Some of the monthly overhead costs will change depending on number of days in the month. Salaries, for example, are coated on a monthly basis and charged daily to the income statement. Your daily/weekly salary expense is higher in February on a daily/weekly basis than it is in January because you divide the monthly cost by 28 instead of 31.

There's really not much of a need to look far back on the historical numbers for your airline - the past few weeks are quite sufficient. Switching to monthly or quarterly views isn't all that helpful*.

*Of note, for financials, months, quarters and years do not start based on the calendar month, but on the first Monday of that particular period. So a year may end Sunday January 4, and the next starts Monday January 5. This goes back to the weekly cadence that drives the game financial stats.

Moving on to your specific profit drop analysis - your most profitable plane could be in the shop. It could have turned to February. There could have been a world or local event. If you're a new airline, having an alignment of B checks at the same time can hurt. Fuel costs could have materially changed (unliekly in the dc3 era). You may have just scheduled a bunch of new planes on new routes that have a low sales level/low ri. You might have deployed a 100k/wk marketing campaign. I could keep naming things all day - a full picture of finances would make this obvious.

schro

Aaand now that I see the pie charts, likely cause was an expensive check getting paid for along with the coorespondong lack of revenue.

Continental Sky

Thank you for taking time to look into the numbers.

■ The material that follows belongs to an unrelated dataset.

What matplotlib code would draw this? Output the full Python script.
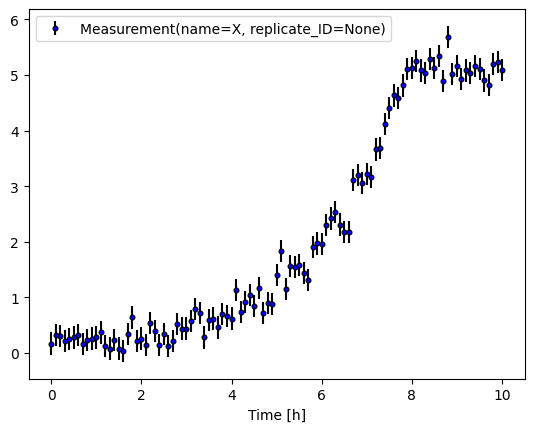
import matplotlib

matplotlib.use("Agg")
import matplotlib.pyplot as plt  # noqa: E402
import numpy as np  # noqa: E402

time = np.round(np.arange(0, 10.01, 0.1), 1)
values = [
    0.17, 0.32, 0.30, 0.22, 0.25, 0.28, 0.32, 0.16, 0.23, 0.26,
    0.28, 0.37, 0.12, 0.08, 0.23, 0.08, 0.04, 0.34, 0.64, 0.21,
    0.26, 0.14, 0.54, 0.39, 0.14, 0.34, 0.12, 0.22, 0.52, 0.44,
    0.44, 0.58, 0.79, 0.72, 0.28, 0.59, 0.62, 0.46, 0.70, 0.66,
    0.62, 1.13, 0.74, 0.92, 1.04, 0.85, 1.17, 0.72, 0.90, 0.88,
    1.40, 1.83, 1.15, 1.56, 1.54, 1.58, 1.44, 1.31, 1.90, 1.97,
    1.96, 2.30, 2.42, 2.54, 2.31, 2.17, 2.17, 3.11, 3.20, 3.06,
    3.22, 3.16, 3.66, 3.68, 4.12, 4.40, 4.63, 4.58, 4.81, 5.11,
    5.12, 5.25, 5.08, 5.04, 5.28, 5.13, 5.34, 4.89, 5.68, 5.02,
    5.16, 4.92, 5.08, 5.04, 5.16, 5.11, 4.90, 4.82, 5.19, 5.23,
    5.09,
]
errors = [0.2] * len(values)
label = "Measurement(name=X, replicate_ID=None)"

fig, ax = plt.subplots(figsize=(6.4, 4.8))
ax.errorbar(time, values, yerr=errors, fmt="o", ms=3.5, mfc="blue",
            mec="black", mew=0.8, ecolor="black", elinewidth=1.5,
            label=label)
ax.set_xlabel("Time [h]")
ax.legend(loc="upper left")
fig.savefig("out.png", dpi=100, bbox_inches="tight")
plt.close(fig)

Yes, I also guess it was C checks that ruined my profits, but I'm annoyed by the fact that it's not easily identified in income statement, I have to inspect planes and conclude it indirectly, 'here I had ten C checks last three weeks, and here I had double maintenance cost in those three weeks, so it must have been that'... Anyhow, the profits climbed back again, until this time next year... :)

schro

Quote from: Continental Sky on November 14, 2021, 07:49:00 PM
Thank you for taking time to look into the numbers.

Yes, I also guess it was C checks that ruined my profits, but I'm annoyed by the fact that it's not easily identified in income statement, I have to inspect planes and conclude it indirectly, 'here I had ten C checks last three weeks, and here I had double maintenance cost in those three weeks, so it must have been that'... Anyhow, the profits climbed back again, until this time next year... :)

If you're continually growing, once you hit the 50-100 plane fleet size, you really shouldn't feel the effects of C checks anymore. In the DC-3 era, profit margins are also typically sky high (and the shrink as time marches forward), so if you're bouncing between a profit and loss due to a handful of C checks in another year, you've probably got more significant issues to deal with.